Former patients, including many of our brave soldier boys, can testify to her capability and efficiency. If ever a woman was born for nursing, she certainly was. She had the nursing instinct — that ever-present impulse to benefit the sick and the suffering — and her greatest happiness was in actively doing good. Nurse Tubman was thoroughly well trained in all the branches of her calling. She typified the genuine nurse in never being dismayed nor discouraged by any danger or hardship or unpleasant duty. She had that strong quiet nature which seemed to inspire her patients with the desire to get well in order simply to please her. It is one of the sad tragedies of this war that death has taken its toll of the splendid women who went to the front to nurse our wounded soldiers. From a high sense of duty Sister Tubman volunteered her services, and now Death has claimed her. She has given her life for her county —"[By R-C. in the Evening Star].  -Bruce Herald, 30/9/1918.

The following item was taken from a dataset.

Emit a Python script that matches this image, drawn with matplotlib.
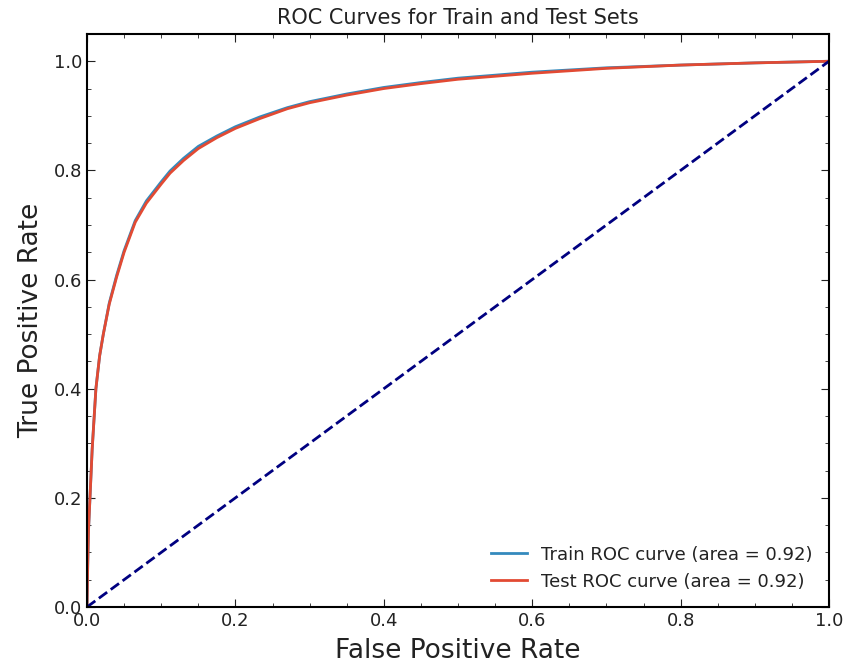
import matplotlib
matplotlib.use("Agg")
import matplotlib.pyplot as plt
from matplotlib.ticker import MultipleLocator

fpr = [0, 0.001, 0.002, 0.004, 0.007, 0.012, 0.017, 0.022, 0.03, 0.04, 0.05, 0.065,
       0.08, 0.1, 0.112, 0.13, 0.15, 0.175, 0.2, 0.233, 0.27, 0.3, 0.35, 0.4, 0.45,
       0.5, 0.6, 0.7, 0.8, 0.9, 1.0]
tpr_train = [0, 0.08, 0.14, 0.2, 0.29, 0.40, 0.46, 0.50, 0.557, 0.608, 0.653, 0.708,
             0.744, 0.779, 0.799, 0.822, 0.844, 0.863, 0.880, 0.898, 0.915, 0.926,
             0.940, 0.952, 0.961, 0.969, 0.980, 0.988, 0.993, 0.997, 1.0]
tpr_test = [0, 0.08, 0.14, 0.2, 0.29, 0.40, 0.46, 0.50, 0.555, 0.605, 0.650, 0.705,
            0.740, 0.775, 0.795, 0.818, 0.840, 0.860, 0.877, 0.895, 0.913, 0.924,
            0.938, 0.950, 0.959, 0.967, 0.978, 0.987, 0.993, 0.997, 1.0]
labels = ["Train ROC curve (area = 0.92)", "Test ROC curve (area = 0.92)"]
diag = [0, 1]

plt.rcParams['font.family'] = ['DejaVu Sans']
fig = plt.figure(figsize=(8.48, 6.66), dpi=100)
ax = fig.add_axes([0.1026, 0.0886, 0.875, 0.8604])
ax.plot(fpr, tpr_train, color='#348ABD', lw=2, label=labels[0])
ax.plot(fpr, tpr_test, color='#E24A33', lw=2, label=labels[1])
ax.plot(diag, diag, color='navy', lw=2, linestyle='--')
ax.set_xlim(0, 1.0)
ax.set_ylim(0, 1.05)
ax.xaxis.set_major_locator(MultipleLocator(0.2))
ax.yaxis.set_major_locator(MultipleLocator(0.2))
ax.xaxis.set_minor_locator(MultipleLocator(0.05))
ax.yaxis.set_minor_locator(MultipleLocator(0.05))
ax.tick_params(which='both', direction='in', top=True, right=True, labelsize=13,
               labelcolor='#222222', color='#222222')
ax.tick_params(which='major', length=6)
ax.tick_params(which='minor', length=3)
for s in ax.spines.values():
    s.set_linewidth(1.5)
    s.set_color('black')
ax.set_xlabel('False Positive Rate', fontsize=19, color='#222222', labelpad=6)
ax.set_ylabel('True Positive Rate', fontsize=19, color='#222222', labelpad=7)
ax.set_title('ROC Curves for Train and Test Sets', fontsize=15, color='#222222', pad=7)
ax.legend(loc='lower right', frameon=False, fontsize=13, labelcolor='#222222')
fig.savefig('out.png', dpi=100)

The last thing I would want to do for Essie's death - or anyone else's - is to romanticise it.  But I hope that, as she lay in her Isolation Hospital bed with knowledge that she might not survive an illness of whose toll she would be well aware, she was also aware of the lives she had changed, the suffering she had relieved and the loneliness and fear she had comforted with her dedication to the wounded and sick of the New Zealand Army.

NURSES' MEMORIAL SERVICE
IN ST. PAUL'S, DUNEDIN, ON SUNDAY. 
The Otago Branch of the New Zealand Trained Nurses' Association have made adequate arrangements for a service at St. Paul's Cathedral on, Sunday afternoon as a memorial of the nurses who fell during the Great War. Those who died whilst on active service were:— 
Sister Marion Sinclair Brown, drowned (Elverton). 
Sister Isabel Clark, drowned (Oamaru). 
Sister Catherine Annie Fox, drowned (Dunedin).
Sister Mary Gorman, drowned (Waimate). 
Sister Ada Gilbert Hawken, died (Auckland). 
Sister Nora Mildred Hildyard, drowned (Christchurch). 
Sister Helena Kathleen Isdell, drowned (Kumara and Napier). 
Sister Mabel Elizabeth Jamieson, drowned (Palmerston North). 
Sister Mary Helen Rae, drowned (Dunedin)
Sister Lorna Aylmer Rattrav, drowned (Christchurch). 
Sister Margaret Rogers, drowned (Christchurch). 
Sister Esther Maud Tubman, died (Dunedin). 
Sister Ella Kay Cooke, accident (Auckland).
Sister Lily Lind, French Flag Corps, died (Wellington). 
The place mentioned in each case is that of the training school. The memorial service is also in honor of the 33 nurses who died in New Zealand during the influenza epidemic of 1918. The Fourth Regiment Band will play before and after the service. The service is to be conducted by Canon Nevill; Chaplain C. J. Bush-King will read the lesson; Chaplain D. Dutton has been appointed to deliver the address; the anthem is Spohr's 'Blest Are the Departed,' sung by the Cathedral choir, with Mr Heywood at the organ. The offerings of the congregation, after certain deductions for expenses, will be handed to the New Zealand Nurses' Memorial fund.  -Evening Star, 22/10/1919.